Because of its nature, betweenness centrality detects what in my opinion can be compared to neuralgic centre(s) of the network, points that are vital in maintaining the connections by ensuring that the flow continues from one point to the other. Of course how many vital points there are depends on the kind of network, but more often they will not be many.

The main problem is that betweenness centrality considers only geodesic paths, in other words it assumes that whatever flows through the network travels only along the shortest possible paths, in the most efficient way. However, reality is more nuanced and paths, and geodesic paths, are only one of the possible ways that something can move in a network. I will talk more about this in a future article, after discussing all the main measures.

For now, suffice to say that there are multiple ways in which anything can circulate in a group, counting if it spreads only form one or multiple entities, if goes to one or more entities at the same time, and if it passes one or multiple times through the entities and the connections of the network.

Moreover, it appears that betweenness centrality is more prone to Type I errors (“false positives”), therefore leading to overestimations. Nevertheless, it has been shown to be useful to understand network changes and, when examining the flow in a network, the frequency of passage, and to be less sensitive to Type II errors (“false negatives”, which lead to under-estimation).

The density of a network

One measure that can in some cases influence the betweenness centrality is the density of a network.
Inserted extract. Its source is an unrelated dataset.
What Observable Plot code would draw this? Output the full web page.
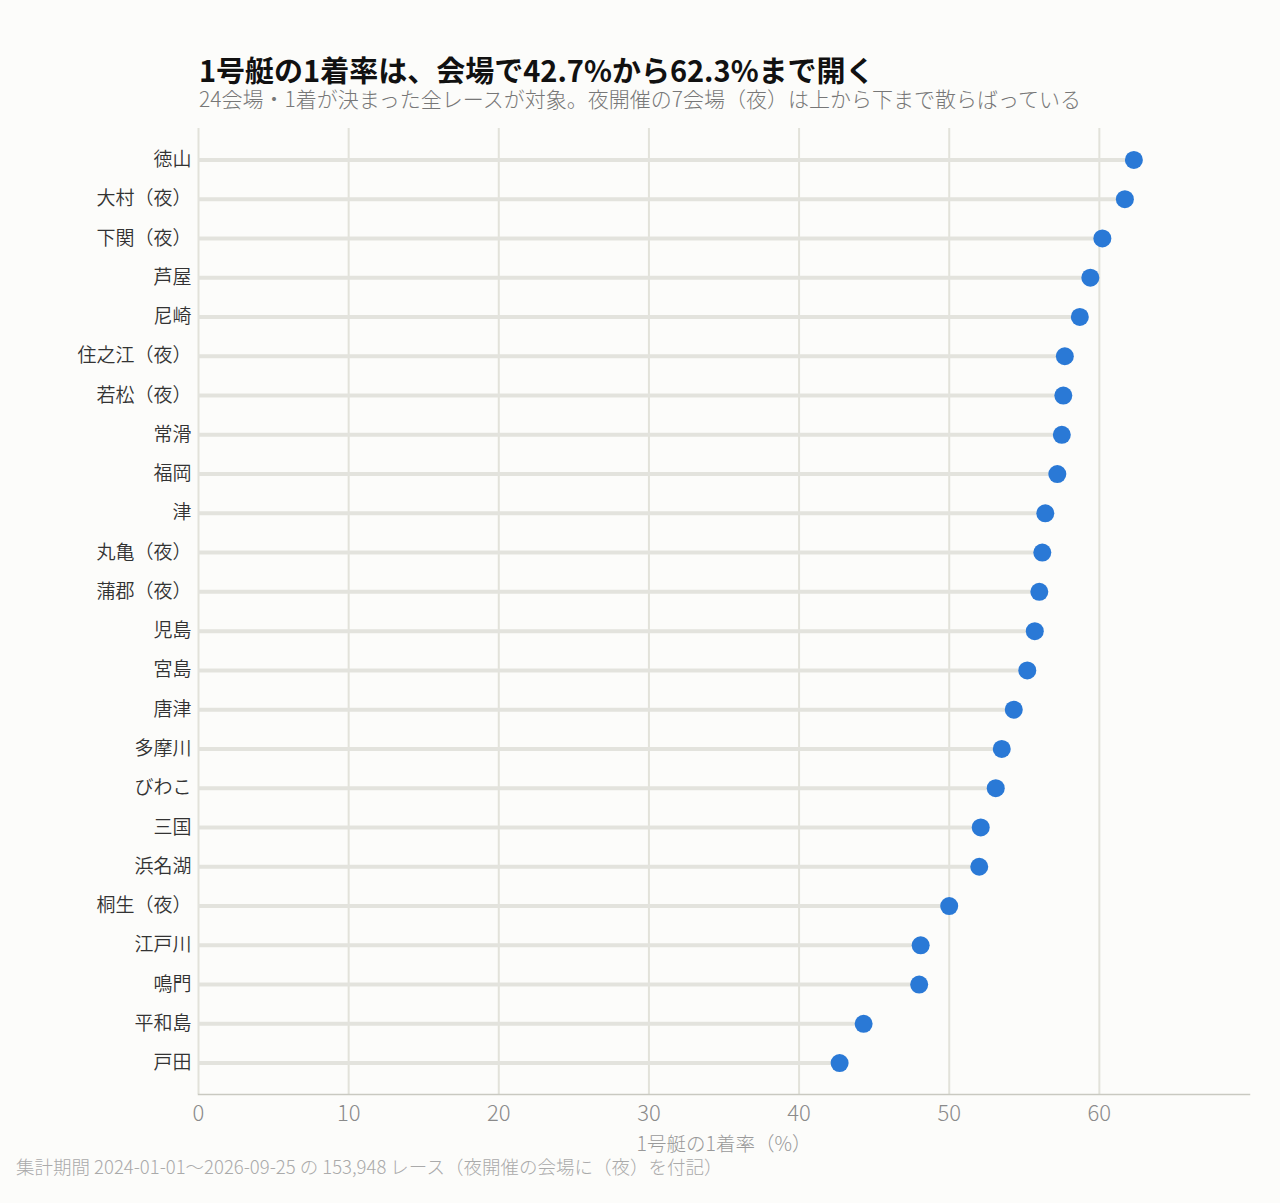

This is the proportion between the links that are actually present in the network and the maximum number of links that the same network could possess.

When the density is at its maximum, the network is called complete: each node is connected to all the other nodes of the network. This measure reveals the general connectedness of a network, but it depends on the size of the network, so that it is less useful when comparing networks of different sizes.

It is given by the following formula:

$$d(G)^u=\frac{m}{\frac{n(n-1)}{2}}=m \times \frac{2}{n(n-1)}=\frac{2m}{n(n-1)}$$

Here, \(m\) is the number of edges and \(n\) is the number of nodes in a network.

Closing remarks

Despite being heavy on the mathematics, I hope this article gives you an idea of how you can use the measures discusses. Should you be using it? As always, it depends on your data, your questions, and the kind of network you are analysing.

Betweenness centrality gives the idea of a flow passing through specific points where a specific route on a number of times. If your data allow for an approximation of this model, then you can consider using it. You should always bear in mind that studying networks is making an ideal model to explain real-life phenomena.

Therefore, if what you are studying can be idealized as a network, with flow and circulation of ideas/knowledge/information/objects/resources, then it is most useful. Moreover, each measure has some assumptions about how the flow happens, as I mentioned earlier about geodesic paths. If this assumption is applicable to what you are studying, then also the measure will be informative for you.